Diana herself is moderately effective in places, in an untutored kind of way… then she has some bizarre, horrible moments of would-be high drama, as when compelled to pose for snaps by psycho gay boyfriend Anthony Perkins while driving at 90mph along a deserted Italian overpass —

Yes, Perkins. In unwise tight jeans, he plays a former combat photographer who launches Diana upon the unsuspecting fashion world and gives her her trademark name: “What else is dark and shiny?” I’m naive enough to have thought his character’s impotence might be some combat-shock residue, but no mere post-traumatic stress could cause any red-blooded male to fail to get it up with Diana in the sack, not in her movie, so a more sinisterly aberrant explanation prevails. It’s all horribly homophobic… yet hysterical. If it were at all effective, it might have offended, but we were too busy crying with laughter. One wonders what Richardson and Watkin made of this side of the film, given their own natural proclivities. One could also wonder what Perkins was thinking, but some things are literally imponderable.

The real climax of the film is this fight, which David Wingrove called “the closetiest thing I’ve ever seen” — peculiar not so much for what it says about Perkins’ character, but what it seems to suggest about the all-man Billy Dee Williams…

Crumbs. Mind you, this is followed by Diana stripping at a crowded party and dripping candle wax over herself — very coyly filmed, but still an eye-opener conceptually. Just what was going on in the Ross-Berry relationship? I don’t want to wonder about that, but the film seems to require it of me.

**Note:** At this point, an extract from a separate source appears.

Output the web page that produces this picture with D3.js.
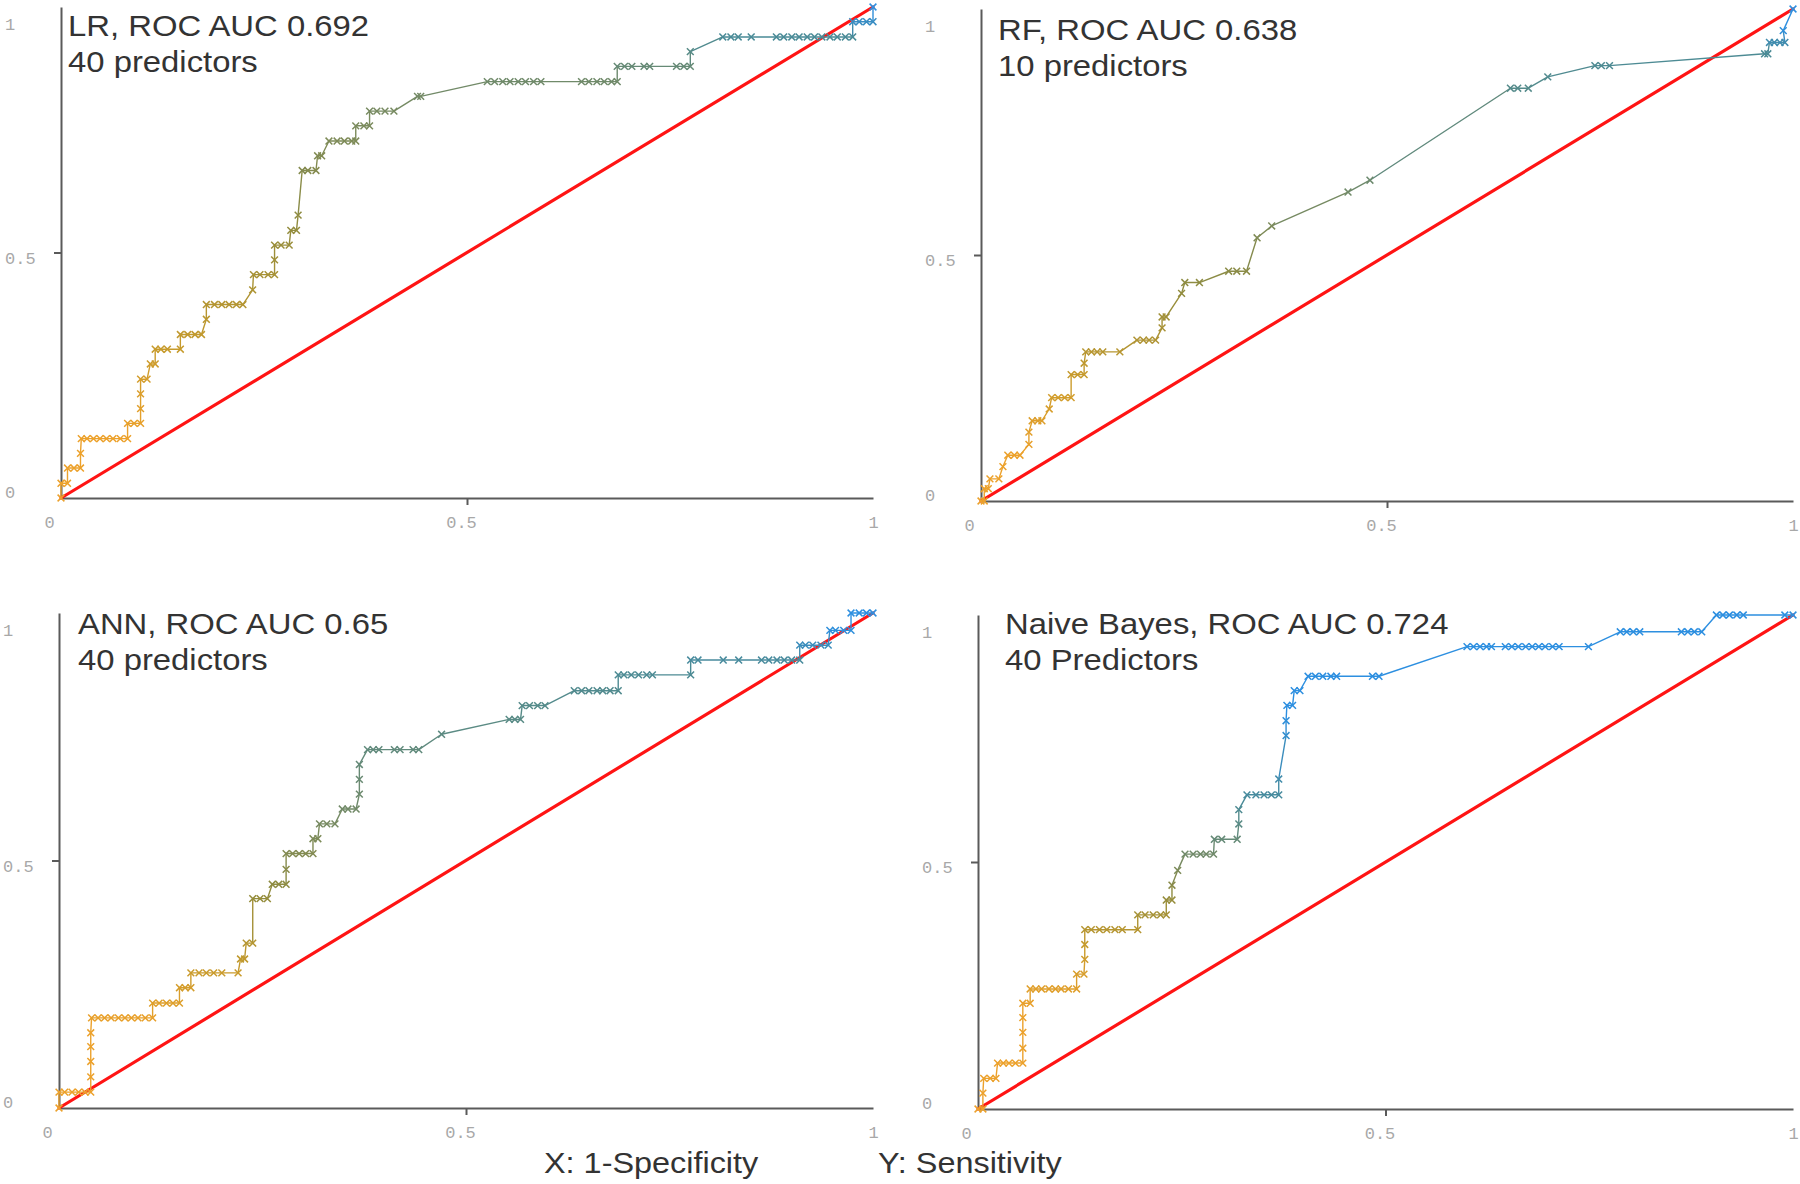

*And it’s a given that all Hollywood films about fashion will have terrible clothes, even those made in periods when movie clothes were routinely chic and smashing — perhaps, as Hollywood versions of modern art are always faux Dali, and modern music is always faux Gershwin, modern fashions are always unwearable crap. An unwritten rule. So one shouldn’t blame Ross for merely following a time-honoured tradition.